Interesting facts about electricity

Here are some interesting (and somewhat weird) electricity facts:

  1. All though it is commonly thought that Thomas Edison invented electricity, it was in fact Benjamin Franklin who discovered that lighting and electricity is pretty close to being the exact same thing, but he didn’t invent energy, as energy cannot be destroyed or created, just transformed. Thomas Edison built the very first power plant in 1882 in New York and that year it supplied 85 buildings with electricity. This plant, Pearl Street Station in lower Manhattan, started with one generator and it produced power for 800 electric light bulbs. Within 14 months, the Station had 508 electricity consumers and over 12 000 bulbs. Since 1882, the electricity industry has grown to generate over 2.5 million watts-hours yearly, which equates to the lighting of 4.8 billion 60 watt incandescent light bulbs annually. He was also responsible for the first light bulb to stay lit for more than a few seconds, along with inventing more than 2000 new products like fuses, switches, meters and sockets and helped with the invention of DC (Direct Current).
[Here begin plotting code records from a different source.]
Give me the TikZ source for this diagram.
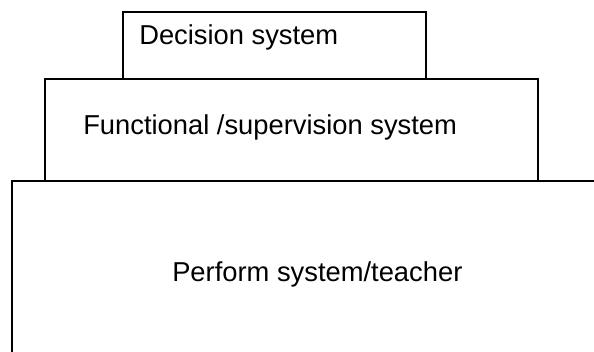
\documentclass[tikz,border=0pt]{standalone}
\usepackage{fontspec}
\setmainfont{Liberation Sans}
\begin{document}
\begin{tikzpicture}[x=0.75pt,y=-0.75pt,
  boxline/.style={draw=black,line width=1pt},
  lbl/.style={anchor=base west,inner sep=0pt,font=\fontsize{20.5}{24}\selectfont}]
\useasboundingbox (0,0) rectangle (594,352);
% boxes
\draw[boxline] (123,12) rectangle (426,79);
\draw[boxline] (45,79) rectangle (538,181);
\draw[boxline] (12,352) -- (12,181) -- (594,181);
% labels
\node[lbl] (dec) at (139,45) {Decision system};
\node[lbl] (fun) at (83,135) {Functional /supervision system};
\node[lbl] (per) at (172,282) {Perform system/teacher};
\end{tikzpicture}
\end{document}
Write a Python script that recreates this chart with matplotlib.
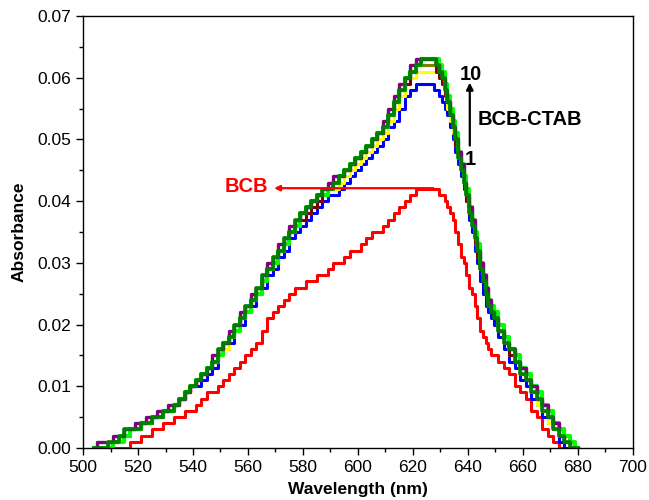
import matplotlib
matplotlib.use("Agg")
import matplotlib.pyplot as plt
from matplotlib.ticker import MultipleLocator, FormatStrFormatter

plt.rcParams["font.family"] = ["Liberation Sans", "DejaVu Sans"]

# wavelength grid (nm): 2 nm steps, 1 nm around the steep red edge
wavelength = list(range(504, 626, 2)) + list(range(626, 651)) + list(range(652, 681, 2))

# absorbance in units of 0.001
bcb = [0, 0, 0, 0, 0, 0, 0, 1, 1, 2,
       2, 3, 3, 4, 4, 5, 5, 6, 6, 7,
       8, 9, 9, 10, 11, 12, 13, 14, 15, 16,
       17, 19, 21, 22, 23, 24, 25, 26, 26, 27,
       27, 28, 28, 29, 30, 30, 31, 32, 32, 33,
       34, 35, 35, 36, 37, 38, 39, 40, 41, 42,
       42,
       42, 42, 42, 42, 41, 41, 40, 39, 38, 37, 35, 33, 31, 30, 28, 26, 25, 23, 21, 19, 18, 17, 16, 15, 15,
       14, 13, 12, 10, 9, 8, 6, 5, 3, 2, 1, 0, 0, 0, 0]

ctab_1 = [0, 0, 0, 1, 1, 2, 2, 3, 3, 4,
          4, 5, 5, 6, 6, 7, 8, 9, 10, 10,
          11, 12, 13, 15, 16, 17, 19, 20, 22, 23,
          25, 26, 28, 29, 31, 32, 34, 35, 36, 37,
          38, 39, 40, 41, 41, 42, 43, 44, 45, 46,
          47, 48, 49, 50, 52, 53, 55, 57, 58, 59,
          59,
          59, 59, 58, 58, 57, 56, 55, 54, 52, 50, 48, 46, 44, 42, 40, 37, 35, 32, 30, 27, 25, 23, 22, 21, 20,
          18, 16, 14, 13, 11, 10, 8, 7, 5, 4, 3, 1, 0, 0, 0]

ctab_yellow = [0, 0, 0, 1, 1, 2, 3, 3, 3, 4,
               4, 5, 5, 6, 6, 7, 8, 9, 10, 11,
               12, 13, 14, 15, 16, 18, 19, 21, 22, 24,
               25, 27, 29, 30, 32, 33, 35, 36, 37, 38,
               39, 40, 41, 42, 42, 43, 44, 45, 46, 47,
               48, 49, 50, 51, 53, 55, 57, 59, 60, 61,
               61,
               61, 61, 61, 61, 60, 59, 57, 55, 53, 51, 49, 47, 45, 42, 40, 38, 36, 33, 31, 29, 27, 25, 23, 22, 21,
               19, 17, 15, 14, 12, 11, 9, 7, 6, 4, 3, 2, 1, 0, 0]

ctab_maroon = [0, 0, 0, 1, 1, 2, 3, 3, 3, 4,
               4, 5, 5, 6, 6, 7, 8, 9, 10, 11,
               12, 13, 14, 16, 17, 18, 20, 21, 23, 24,
               26, 27, 29, 30, 32, 33, 35, 36, 37, 38,
               39, 40, 41, 42, 43, 44, 45, 46, 47, 48,
               49, 50, 51, 52, 54, 56, 58, 59, 61, 62,
               62,
               62, 62, 62, 61, 60, 59, 57, 56, 54, 52, 49, 47, 45, 42, 40, 38, 36, 33, 31, 29, 27, 25, 23, 22, 21,
               19, 17, 15, 14, 12, 11, 9, 8, 6, 5, 3, 2, 1, 0, 0]

ctab_olive = [0, 0, 0, 1, 1, 2, 3, 3, 3, 4,
              4, 5, 5, 6, 6, 7, 8, 9, 10, 11,
              12, 13, 14, 16, 17, 18, 20, 21, 23, 24,
              26, 28, 29, 31, 32, 34, 35, 37, 38, 39,
              40, 41, 42, 42, 43, 44, 45, 46, 47, 48,
              49, 50, 51, 52, 54, 56, 58, 60, 61, 62,
              62,
              62, 62, 62, 62, 61, 60, 58, 56, 54, 52, 50, 47, 45, 43, 41, 38, 36, 34, 32, 29, 27, 25, 23, 22, 21,
              19, 17, 16, 14, 12, 11, 9, 8, 6, 5, 3, 2, 1, 0, 0]

ctab_lime = [0, 0, 0, 0, 1, 1, 2, 3, 3, 4,
             4, 5, 5, 6, 6, 7, 8, 9, 10, 11,
             12, 13, 14, 15, 17, 18, 19, 21, 22, 24,
             25, 27, 29, 30, 32, 33, 35, 36, 38, 39,
             40, 41, 41, 42, 43, 44, 45, 46, 47, 48,
             49, 50, 51, 52, 54, 56, 58, 60, 61, 62,
             63,
             63, 63, 63, 63, 62, 61, 59, 57, 55, 53, 51, 48, 46, 44, 42, 39, 37, 35, 33, 30, 28, 26, 24, 23, 22,
             20, 18, 16, 15, 13, 12, 10, 9, 7, 6, 4, 3, 2, 1, 0]

ctab_purple = [0, 1, 1, 1, 2, 2, 3, 3, 4, 4,
               5, 5, 6, 6, 7, 7, 8, 9, 10, 11,
               12, 13, 15, 16, 17, 19, 20, 22, 23, 25,
               26, 28, 30, 31, 33, 34, 36, 37, 38, 39,
               40, 41, 42, 43, 44, 44, 45, 46, 47, 48,
               49, 50, 51, 53, 55, 57, 59, 60, 62, 63,
               63,
               63, 63, 63, 62, 61, 60, 58, 56, 54, 52, 50, 48, 46, 43, 41, 39, 37, 34, 32, 30, 28, 26, 24, 22, 21,
               19, 17, 16, 14, 13, 11, 10, 8, 7, 5, 4, 2, 1, 0, 0]

ctab_10 = [0, 0, 0, 1, 1, 2, 3, 3, 3, 4,
           4, 5, 5, 6, 6, 7, 8, 9, 10, 11,
           12, 13, 14, 16, 17, 18, 20, 21, 23, 24,
           26, 28, 29, 31, 32, 34, 35, 37, 38, 39,
           40, 41, 42, 42, 43, 44, 45, 46, 47, 48,
           49, 50, 51, 52, 54, 56, 58, 60, 61, 62,
           63,
           63, 63, 63, 62, 61, 60, 58, 56, 54, 52, 50, 47, 45, 43, 41, 38, 36, 34, 32, 29, 27, 25, 23, 22, 21,
           19, 17, 16, 14, 12, 11, 9, 8, 6, 5, 3, 2, 1, 0, 0]

series = [
    (ctab_1, "#0000ff", 2.2),
    (ctab_yellow, "#ffff00", 2.2),
    (ctab_maroon, "#800000", 2.2),
    (ctab_olive, "#808000", 2.2),
    (ctab_lime, "#00ff00", 3.0),
    (ctab_purple, "#800080", 2.4),
    (ctab_10, "#008000", 2.6),
]

fig = plt.figure(figsize=(6.49, 5.0), dpi=100)
ax = fig.add_axes([0.128, 0.104, 0.847, 0.864])

ax.plot(wavelength, [v / 1000 for v in bcb], color="#ff0000", lw=2.2,
        drawstyle="steps-mid")
for vals, col, lw in series:
    ax.plot(wavelength, [v / 1000 for v in vals], color=col, lw=lw,
            drawstyle="steps-mid")

ax.set_xlim(500, 700)
ax.set_ylim(0, 0.07)
ax.xaxis.set_major_locator(MultipleLocator(20))
ax.xaxis.set_minor_locator(MultipleLocator(10))
ax.yaxis.set_major_locator(MultipleLocator(0.01))
ax.yaxis.set_minor_locator(MultipleLocator(0.005))
ax.yaxis.set_major_formatter(FormatStrFormatter("%.2f"))
ax.tick_params(which="both", direction="out", top=False, right=False,
               width=1.0, labelsize=12.5)
ax.tick_params(which="major", length=5)
ax.tick_params(which="minor", length=3)
for sp in ax.spines.values():
    sp.set_linewidth(1.0)

ax.set_xlabel("Wavelength (nm)", fontsize=12.5, fontweight="bold", labelpad=5)
ax.set_ylabel("Absorbance", fontsize=12.5, fontweight="bold", labelpad=8)

# BCB-CTAB annotation
ax.annotate("", xy=(640.7, 0.0592), xytext=(640.7, 0.0490),
            arrowprops=dict(arrowstyle="-|>", color="black", lw=1.6,
                            mutation_scale=10, shrinkA=0, shrinkB=0))
ax.text(641.2, 0.0606, "10", fontsize=14.5, fontweight="bold", ha="center", va="center")
ax.text(641.0, 0.0467, "1", fontsize=14.5, fontweight="bold", ha="center", va="center")
ax.text(643.5, 0.0532, "BCB-CTAB", fontsize=14.5, fontweight="bold", ha="left", va="center")

# BCB annotation
ax.annotate("", xy=(568.5, 0.0421), xytext=(628.5, 0.0421),
            arrowprops=dict(arrowstyle="-|>", color="#ff0000", lw=1.6,
                            mutation_scale=8))
ax.text(567.5, 0.0423, "BCB", fontsize=14.5, fontweight="bold", color="#ff0000",
        ha="right", va="center")

fig.savefig("out.png", dpi=100)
  2. Fireflies produce light using chemical energy from their food. This light is even more efficient than that of one light bulb. Other creatures possess this magic too, like the deep sea squid and glow worms. An electric eel on the other hand, does not glow, but it can provide a shock of 600 volts, that is double the 220 volts which can be safely plugged into a socket in your home.
  3. One bolt of lightning has enough electricity to supply 200 000 average size homes!
  4. Iceland is the first and only country to date which relies solely on renewable sources for electricity.
  5. Ever wondered why a bird does not get electrocuted sitting on a power line? That is because both feet are on one power line. As soon as a part of its wing or one foot, touches another power line, a circuit would be created flowing through the body of the bird, causing electrocution.
  6. Sufficient amounts of sunlight reach the earth every minute to satisfy the entire worlds’ energy demands for a year.
  7. I think it is safe to assume almost all of us have used Google numerous times. They account for about 0.013% of the worlds’ energy usage. This equals enough electricity to power 200 000 homes continuously. The energy it takes to conduct 100 searches on their website, is the equivalent of a light bulb burning for 28 minutes.
  8. A refrigerator uses less energy than a Playstation 3.
  9. The average laptop idles at 20 watts, while a desktop computer idles at 80 watts.
  10. The Statue of Liberty was the first lighthouse to use electricity in 1886.
  11. The first bridge that used electricity was the Brooklyn Bridge in New York.
  12. Electricity can be made from wind, light, water and even animal manure.
  13. It is a little known fact that only ten percent of the traditional light bulb is used for actual lighting. The other 90% of the energy creates heat.
  14. During a hurricane, 50 to 200 trillion watts of heat energy are released. This is the same amount of energy as a 10 megaton nuclear bomb exploding every 20 minutes.
  15. A simple spark of electricity, can measure up to 3000 volts.
  16. South Africa was the country with the cheapest electricity in the developed world. That was until the staggering 27.8% tariff increase. According to the Electricity Report & Pricing Survey, Canada is now the cheapest in the world, with South Africa following in second place with a 7% higher electricity tariff than Canada. Italy and German on the other hand, has the most expensive electricity rates in the world.
  17. The speed of electricity is considered faster than any other thing in the world at 300 000 km per second. In fact, if you had a light switch in your house connected to a bulb on the moon, you could go around the world 8 times during the time it takes you to light the bulb by just turning on the switch.
  18. Eskom is responsible for approximately 95% of all electricity used in South Africa and about 45% of Africa’s usage.
  19. The difference between AC (Alternating Current) and DC is in the way the electrons flow. With DC electrons move in a single direction, while in AC, electrons constantly switch direction. AC is what we use in most homes, as it is much safer and it used over longer distances than DC can.
  20. Alessandro Volta was the one who discovered that when two strips of different metals were placed in sulfuric acid and connected to a simple wire, electricity flowed. Thus, he invented the first electric battery.